Convert the recommended lift into clear site instructions: target thickness, minimum and maximum limits, pass count, and moisture checks. For example, a 120 mm recommended lift with ±10% tolerance becomes 108–132 mm with 6 passes. Record each run in the history table, export CSV for daily reports, and keep PDF summaries for inspection files.

FAQs

1) Is this result a specification value?

No. It is a planning estimate. Always follow project specifications, geotechnical recommendations, and equipment guidance. Use the output to design a test strip and adjust lift thickness based on density results.

2) What tolerance should I use?

Start with ±10% for general planning. Use ±5% for tight control areas or high-risk rework zones. Increase only when variability is unavoidable and inspection criteria allow it.

3) Why does higher target compaction reduce lift?

Higher targets usually require more uniform energy through the layer. Thinner lifts reduce weak zones and make it easier for the full depth to reach the required density.

4) How many passes should I choose?

Many sites plan 4–8 passes, then tune using test-strip density and roller pattern checks. Extra passes help, but benefits diminish, especially when moisture or material limits performance.

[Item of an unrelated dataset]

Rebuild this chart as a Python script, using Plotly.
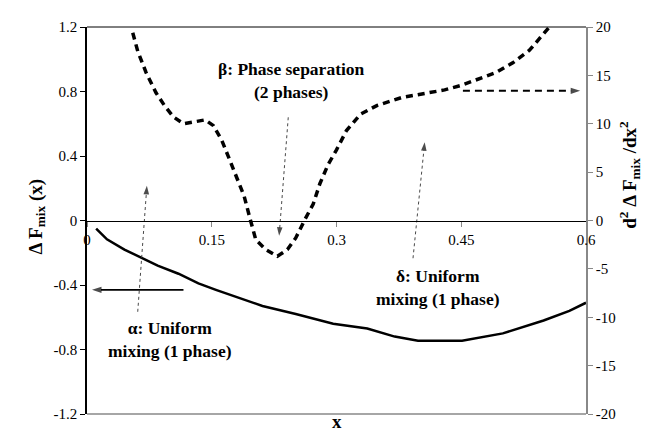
import plotly.graph_objects as go

# Data
x_f = [0.011, 0.024, 0.045, 0.065, 0.085, 0.11, 0.134, 0.155, 0.178, 0.211, 0.251, 0.296,
       0.337, 0.37, 0.398, 0.425, 0.451, 0.50, 0.549, 0.58, 0.6]
f_mix = [-0.05, -0.117, -0.18, -0.23, -0.28, -0.33, -0.39, -0.43, -0.47, -0.53, -0.58, -0.64,
         -0.67, -0.72, -0.745, -0.745, -0.745, -0.70, -0.62, -0.56, -0.51]

x_d = [0.055, 0.061, 0.071, 0.083, 0.093, 0.104, 0.116, 0.13, 0.142, 0.152, 0.162, 0.17,
       0.18, 0.189, 0.196, 0.203, 0.215, 0.229, 0.241, 0.251, 0.262, 0.272, 0.28, 0.29,
       0.30, 0.312, 0.329, 0.349, 0.378, 0.41, 0.43, 0.451, 0.471, 0.492, 0.512, 0.532,
       0.553, 0.556]
d2f = [19.4, 17.5, 15.3, 13.2, 11.9, 10.7, 10.0, 10.2, 10.4, 9.8, 8.3, 6.6,
       4.5, 2.5, 0.2, -2.0, -3.0, -3.7, -3.0, -1.8, 0.1, 1.7, 3.8, 5.8,
       7.3, 9.3, 11.0, 11.9, 12.7, 13.2, 13.5, 14.0, 14.6, 15.3, 16.3, 17.6,
       19.7, 20.0]

x_ticks = [0, 0.15, 0.3, 0.45, 0.6]
x_ticklabels = ["0", "0.15", "0.3", "0.45", "0.6"]
y1_ticks = [-1.2, -0.8, -0.4, 0, 0.4, 0.8, 1.2]
y1_ticklabels = ["-1.2", "-0.8", "-0.4", "0", "0.4", "0.8", "1.2"]
y2_ticks = [-20, -15, -10, -5, 0, 5, 10, 15, 20]
y2_ticklabels = ["-20", "-15", "-10", "-5", "0", "5", "10", "15", "20"]

# annotation texts and positions (data coords, left axis)
label_texts = ["β: Phase separation<br>(2 phases)", "α: Uniform<br>mixing (1 phase)",
               "δ: Uniform<br>mixing (1 phase)"]
label_x = [0.246, 0.100, 0.422]
label_y = [0.867, -0.738, -0.418]

# dotted pointer arrows on left axis: (x_tail, y_tail, x_head, y_head)
dotted_arrows = [(0.061, -0.566, 0.072, 0.215),
                 (0.392, -0.234, 0.406, 0.485),
                 (0.242, 0.64, 0.231, -0.095)]
# solid arrow (left axis) and dashed arrow (right axis)
solid_arrow = (0.116, -0.43, 0.006, -0.43)
dashed_arrow = (0.452, 13.4, 0.593, 13.4)

FONT = "Liberation Serif"

fig = go.Figure()
fig.add_trace(go.Scatter(x=x_f, y=f_mix, mode="lines",
                         line=dict(color="black", width=2.5), yaxis="y"))
fig.add_trace(go.Scatter(x=x_d, y=d2f, mode="lines",
                         line=dict(color="black", width=3.5, dash="7px,5px"), yaxis="y2"))


def arrow_trace(a, yaxis, width, dash, size, color="black"):
    xt, yt, xh, yh = a
    return go.Scatter(x=[xt, xh], y=[yt, yh], mode="lines+markers", yaxis=yaxis,
                      line=dict(color=color, width=width, dash=dash),
                      marker=dict(symbol=["circle", "arrow"], size=[0, size], color="black",
                                  angleref="previous", line=dict(width=0)),
                      hoverinfo="skip")


for a in dotted_arrows:
    fig.add_trace(arrow_trace(a, "y", 0.9, "dot", 9, color="#333333"))
fig.add_trace(arrow_trace(solid_arrow, "y", 1.6, "solid", 10))
fig.add_trace(arrow_trace(dashed_arrow, "y2", 2, "7px,5px", 10))

shapes = []
annotations = []
for t, xx, yy in zip(label_texts, label_x, label_y):
    annotations.append(dict(x=xx, y=yy, xref="x", yref="y", text="<b>" + t + "</b>",
                            showarrow=False, font=dict(family=FONT, size=17.5, color="black"),
                            align="center"))

# frame lines
shapes.append(dict(type="line", xref="paper", yref="paper", x0=0, x1=1, y0=1, y1=1,
                   line=dict(color="black", width=1)))
shapes.append(dict(type="line", xref="paper", yref="paper", x0=0, x1=1, y0=0, y1=0,
                   line=dict(color="#888888", width=1.5)))

# axis titles
annotations.append(dict(xref="paper", yref="paper", x=0.5, y=0, yshift=-20, text="<b>x</b>",
                        showarrow=False, font=dict(family=FONT, size=19, color="black")))
annotations.append(dict(xref="paper", yref="paper", x=0, xshift=-65, y=0.5, yshift=4,
                        text="<b>Δ F<sub>mix</sub> (x)</b>", textangle=-90, showarrow=False,
                        font=dict(family=FONT, size=19, color="black")))
annotations.append(dict(xref="paper", yref="paper", x=1, xshift=59, y=0.617,
                        text="<b>d<sup>2</sup> Δ F<sub>mix</sub> /dx<sup>2</sup></b>", textangle=-90,
                        showarrow=False, font=dict(family=FONT, size=19, color="black")))

fig.update_layout(
    width=654, height=425,
    margin=dict(l=79, r=76, t=11, b=17),
    paper_bgcolor="white", plot_bgcolor="white",
    showlegend=False,
    font=dict(family=FONT, size=15, color="black"),
    xaxis=dict(range=[0, 0.6], tickvals=x_ticks, ticktext=x_ticklabels,
               anchor="free", position=0.4987, showline=True, linecolor="black", linewidth=1,
               ticks="outside", ticklen=5, tickcolor="#888888", showgrid=False, zeroline=False,
               fixedrange=True),
    yaxis=dict(range=[-1.2, 1.2], tickvals=y1_ticks, ticktext=y1_ticklabels,
               showline=True, linecolor="black", linewidth=1.5, ticks="outside", ticklen=5,
               tickcolor="black", showgrid=False, zeroline=False),
    yaxis2=dict(range=[-20, 20], tickvals=y2_ticks, ticktext=y2_ticklabels,
                overlaying="y", side="right", showline=True, linecolor="#888888", linewidth=1.5,
                ticks="outside", ticklen=5, tickcolor="#888888", showgrid=False, zeroline=False),
    shapes=shapes,
    annotations=annotations,
)

fig.write_html("out.html")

5) When should I use a custom safety factor?

Use it when you have strong site-specific evidence, such as trial data, experienced operator feedback, or unusual risk conditions. Lower values add conservatism; higher values should be justified by testing.

6) Does switching units convert existing inputs?

No. The unit selector changes labels and output units only. Convert your numbers manually when switching between millimeters and inches to avoid accidental scale errors.